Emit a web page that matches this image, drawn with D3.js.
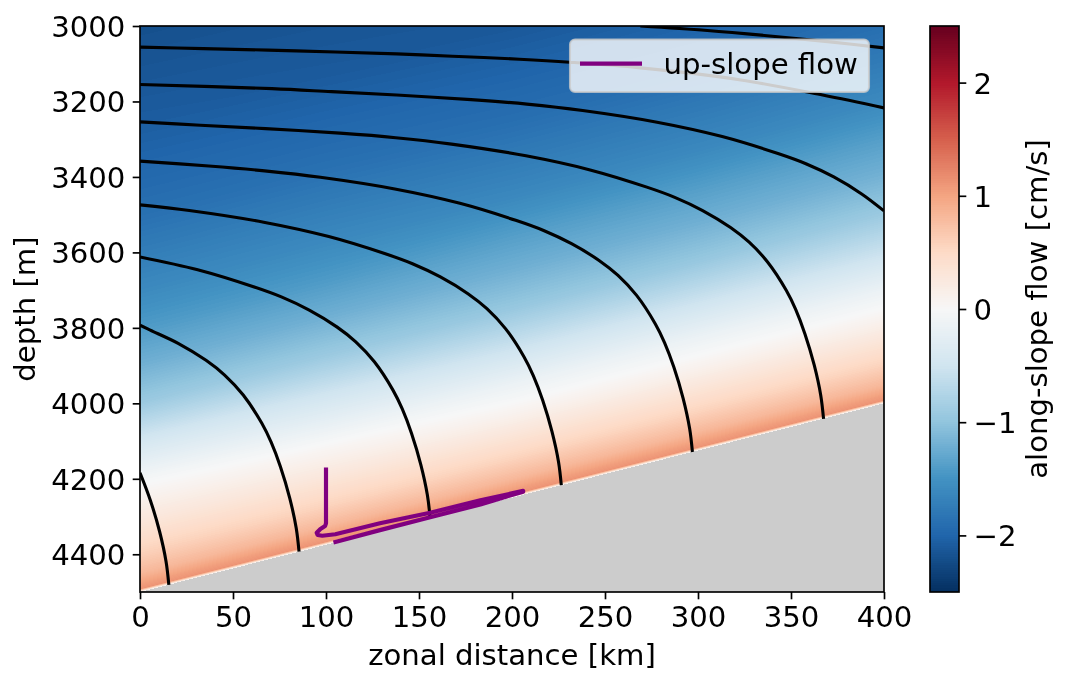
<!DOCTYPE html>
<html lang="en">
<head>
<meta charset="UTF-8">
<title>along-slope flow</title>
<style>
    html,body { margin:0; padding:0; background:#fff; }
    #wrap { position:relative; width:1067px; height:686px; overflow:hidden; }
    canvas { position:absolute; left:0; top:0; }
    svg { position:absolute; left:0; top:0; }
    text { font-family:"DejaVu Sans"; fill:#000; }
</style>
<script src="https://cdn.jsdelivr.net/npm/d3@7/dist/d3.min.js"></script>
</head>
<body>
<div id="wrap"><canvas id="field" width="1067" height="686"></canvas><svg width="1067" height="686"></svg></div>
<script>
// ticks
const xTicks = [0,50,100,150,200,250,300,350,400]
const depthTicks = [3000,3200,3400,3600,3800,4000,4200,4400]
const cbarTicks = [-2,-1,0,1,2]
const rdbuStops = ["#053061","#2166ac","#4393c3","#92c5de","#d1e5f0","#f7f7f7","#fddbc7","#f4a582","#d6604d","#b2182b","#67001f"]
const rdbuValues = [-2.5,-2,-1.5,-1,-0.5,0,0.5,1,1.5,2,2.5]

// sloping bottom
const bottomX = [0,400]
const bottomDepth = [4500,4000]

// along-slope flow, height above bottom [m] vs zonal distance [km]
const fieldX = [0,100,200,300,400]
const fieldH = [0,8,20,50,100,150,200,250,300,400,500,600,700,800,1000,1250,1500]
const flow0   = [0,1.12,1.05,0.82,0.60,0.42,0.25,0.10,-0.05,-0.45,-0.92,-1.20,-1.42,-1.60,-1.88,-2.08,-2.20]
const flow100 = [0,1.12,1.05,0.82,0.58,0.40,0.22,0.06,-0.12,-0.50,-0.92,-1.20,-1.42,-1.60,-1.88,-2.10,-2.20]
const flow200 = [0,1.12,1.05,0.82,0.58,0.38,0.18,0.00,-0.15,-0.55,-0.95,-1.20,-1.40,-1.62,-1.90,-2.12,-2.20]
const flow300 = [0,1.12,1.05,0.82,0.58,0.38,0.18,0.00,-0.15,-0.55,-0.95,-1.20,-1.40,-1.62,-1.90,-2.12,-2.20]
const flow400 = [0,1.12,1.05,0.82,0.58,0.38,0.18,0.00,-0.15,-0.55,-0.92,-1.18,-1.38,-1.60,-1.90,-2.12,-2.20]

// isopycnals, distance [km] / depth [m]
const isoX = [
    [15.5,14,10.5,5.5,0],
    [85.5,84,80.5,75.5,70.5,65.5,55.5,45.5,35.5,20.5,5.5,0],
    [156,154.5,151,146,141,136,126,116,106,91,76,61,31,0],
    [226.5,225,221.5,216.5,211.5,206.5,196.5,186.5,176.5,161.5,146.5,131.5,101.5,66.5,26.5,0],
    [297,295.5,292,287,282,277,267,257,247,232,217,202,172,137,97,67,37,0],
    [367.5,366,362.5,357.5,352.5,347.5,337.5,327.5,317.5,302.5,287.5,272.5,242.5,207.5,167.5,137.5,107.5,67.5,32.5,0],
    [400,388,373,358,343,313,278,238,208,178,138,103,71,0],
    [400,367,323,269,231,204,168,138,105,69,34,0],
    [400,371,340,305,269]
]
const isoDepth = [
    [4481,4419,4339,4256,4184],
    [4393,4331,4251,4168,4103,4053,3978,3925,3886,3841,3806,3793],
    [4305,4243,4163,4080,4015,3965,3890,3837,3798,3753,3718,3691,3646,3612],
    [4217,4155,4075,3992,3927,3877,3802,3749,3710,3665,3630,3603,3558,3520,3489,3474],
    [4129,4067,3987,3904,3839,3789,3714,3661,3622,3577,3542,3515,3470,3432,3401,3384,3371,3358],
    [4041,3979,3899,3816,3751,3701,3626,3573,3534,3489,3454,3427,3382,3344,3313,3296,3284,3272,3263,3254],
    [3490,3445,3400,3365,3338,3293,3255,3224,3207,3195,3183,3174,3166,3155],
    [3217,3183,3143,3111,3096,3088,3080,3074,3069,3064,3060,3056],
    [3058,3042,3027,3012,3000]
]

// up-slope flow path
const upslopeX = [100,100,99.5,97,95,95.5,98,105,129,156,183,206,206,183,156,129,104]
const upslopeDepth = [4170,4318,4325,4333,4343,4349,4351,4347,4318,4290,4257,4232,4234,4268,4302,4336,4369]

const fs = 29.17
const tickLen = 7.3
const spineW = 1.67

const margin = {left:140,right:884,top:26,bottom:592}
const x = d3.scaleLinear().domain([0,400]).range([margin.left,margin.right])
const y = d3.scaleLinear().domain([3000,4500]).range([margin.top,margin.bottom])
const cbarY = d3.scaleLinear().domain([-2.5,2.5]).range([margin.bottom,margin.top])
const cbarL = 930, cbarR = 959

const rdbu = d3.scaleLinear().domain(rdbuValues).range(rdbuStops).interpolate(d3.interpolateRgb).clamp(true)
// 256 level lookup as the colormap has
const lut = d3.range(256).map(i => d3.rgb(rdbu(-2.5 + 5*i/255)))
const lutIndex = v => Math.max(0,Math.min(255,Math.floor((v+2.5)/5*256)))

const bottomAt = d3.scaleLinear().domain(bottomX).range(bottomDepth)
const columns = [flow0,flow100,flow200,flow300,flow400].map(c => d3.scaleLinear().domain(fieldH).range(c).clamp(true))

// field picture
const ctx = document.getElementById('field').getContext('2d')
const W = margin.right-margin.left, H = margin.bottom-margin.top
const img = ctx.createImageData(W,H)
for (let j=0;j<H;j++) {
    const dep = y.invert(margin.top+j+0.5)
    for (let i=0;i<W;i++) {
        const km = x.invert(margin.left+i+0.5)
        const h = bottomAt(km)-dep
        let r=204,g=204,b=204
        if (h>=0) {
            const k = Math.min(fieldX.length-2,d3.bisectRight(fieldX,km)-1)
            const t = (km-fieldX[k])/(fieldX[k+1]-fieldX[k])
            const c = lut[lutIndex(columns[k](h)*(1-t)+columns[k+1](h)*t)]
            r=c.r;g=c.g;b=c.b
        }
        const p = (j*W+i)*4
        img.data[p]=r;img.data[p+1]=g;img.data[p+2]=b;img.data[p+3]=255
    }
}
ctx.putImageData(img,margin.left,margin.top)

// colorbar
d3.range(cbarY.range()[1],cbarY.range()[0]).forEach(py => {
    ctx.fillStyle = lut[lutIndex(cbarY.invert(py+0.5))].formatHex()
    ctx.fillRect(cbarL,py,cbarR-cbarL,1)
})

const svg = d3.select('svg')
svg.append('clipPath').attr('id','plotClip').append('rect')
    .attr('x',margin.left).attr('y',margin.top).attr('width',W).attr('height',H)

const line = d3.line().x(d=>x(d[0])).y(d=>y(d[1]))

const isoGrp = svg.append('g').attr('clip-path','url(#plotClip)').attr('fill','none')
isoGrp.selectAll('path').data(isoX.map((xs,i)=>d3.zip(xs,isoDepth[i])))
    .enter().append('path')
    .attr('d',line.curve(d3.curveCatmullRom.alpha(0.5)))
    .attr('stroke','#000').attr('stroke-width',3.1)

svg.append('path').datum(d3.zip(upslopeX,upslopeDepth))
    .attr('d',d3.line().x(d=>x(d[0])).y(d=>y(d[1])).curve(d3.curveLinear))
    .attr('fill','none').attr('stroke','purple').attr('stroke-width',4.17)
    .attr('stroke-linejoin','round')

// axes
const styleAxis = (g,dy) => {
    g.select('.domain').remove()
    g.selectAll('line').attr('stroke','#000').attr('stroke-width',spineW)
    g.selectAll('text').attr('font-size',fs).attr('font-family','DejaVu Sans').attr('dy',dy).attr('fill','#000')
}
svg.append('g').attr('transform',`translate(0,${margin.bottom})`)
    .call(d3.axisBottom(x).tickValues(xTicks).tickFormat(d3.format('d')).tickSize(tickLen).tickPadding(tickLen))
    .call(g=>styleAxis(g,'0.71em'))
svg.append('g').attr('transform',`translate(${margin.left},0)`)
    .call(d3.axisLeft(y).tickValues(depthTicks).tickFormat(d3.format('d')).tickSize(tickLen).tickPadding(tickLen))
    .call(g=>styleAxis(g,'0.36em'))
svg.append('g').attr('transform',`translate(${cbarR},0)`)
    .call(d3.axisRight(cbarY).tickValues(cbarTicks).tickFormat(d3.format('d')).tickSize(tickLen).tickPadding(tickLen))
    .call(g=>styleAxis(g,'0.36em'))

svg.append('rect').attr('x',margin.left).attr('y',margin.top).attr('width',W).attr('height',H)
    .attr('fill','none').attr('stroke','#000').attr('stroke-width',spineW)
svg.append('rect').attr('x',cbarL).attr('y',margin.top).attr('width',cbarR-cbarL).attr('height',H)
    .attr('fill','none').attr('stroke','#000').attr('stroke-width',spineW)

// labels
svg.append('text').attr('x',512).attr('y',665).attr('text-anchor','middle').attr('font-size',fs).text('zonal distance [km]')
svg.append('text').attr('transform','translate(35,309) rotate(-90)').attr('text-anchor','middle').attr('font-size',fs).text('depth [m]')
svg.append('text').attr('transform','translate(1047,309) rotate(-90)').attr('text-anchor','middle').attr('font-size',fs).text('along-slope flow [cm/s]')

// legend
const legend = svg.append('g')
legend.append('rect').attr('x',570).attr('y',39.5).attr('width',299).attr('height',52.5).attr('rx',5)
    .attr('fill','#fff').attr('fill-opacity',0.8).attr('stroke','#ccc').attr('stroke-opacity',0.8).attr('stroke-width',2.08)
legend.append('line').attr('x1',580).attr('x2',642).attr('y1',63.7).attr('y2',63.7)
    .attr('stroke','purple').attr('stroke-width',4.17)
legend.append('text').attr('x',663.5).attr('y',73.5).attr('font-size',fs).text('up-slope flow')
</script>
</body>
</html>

══════════

* _Task directions_: Exactly reproduce the run of lines from the start of the listing through the line with "const bottomDepth = [4500,4000]", inclusive; pictures are not copied.

* _Result below_:
Emit a web page that matches this image, drawn with D3.js.
<!DOCTYPE html>
<html lang="en">
<head>
<meta charset="UTF-8">
<title>along-slope flow</title>
<style>
    html,body { margin:0; padding:0; background:#fff; }
    #wrap { position:relative; width:1067px; height:686px; overflow:hidden; }
    canvas { position:absolute; left:0; top:0; }
    svg { position:absolute; left:0; top:0; }
    text { font-family:"DejaVu Sans"; fill:#000; }
</style>
<script src="https://cdn.jsdelivr.net/npm/d3@7/dist/d3.min.js"></script>
</head>
<body>
<div id="wrap"><canvas id="field" width="1067" height="686"></canvas><svg width="1067" height="686"></svg></div>
<script>
// ticks
const xTicks = [0,50,100,150,200,250,300,350,400]
const depthTicks = [3000,3200,3400,3600,3800,4000,4200,4400]
const cbarTicks = [-2,-1,0,1,2]
const rdbuStops = ["#053061","#2166ac","#4393c3","#92c5de","#d1e5f0","#f7f7f7","#fddbc7","#f4a582","#d6604d","#b2182b","#67001f"]
const rdbuValues = [-2.5,-2,-1.5,-1,-0.5,0,0.5,1,1.5,2,2.5]

// sloping bottom
const bottomX = [0,400]
const bottomDepth = [4500,4000]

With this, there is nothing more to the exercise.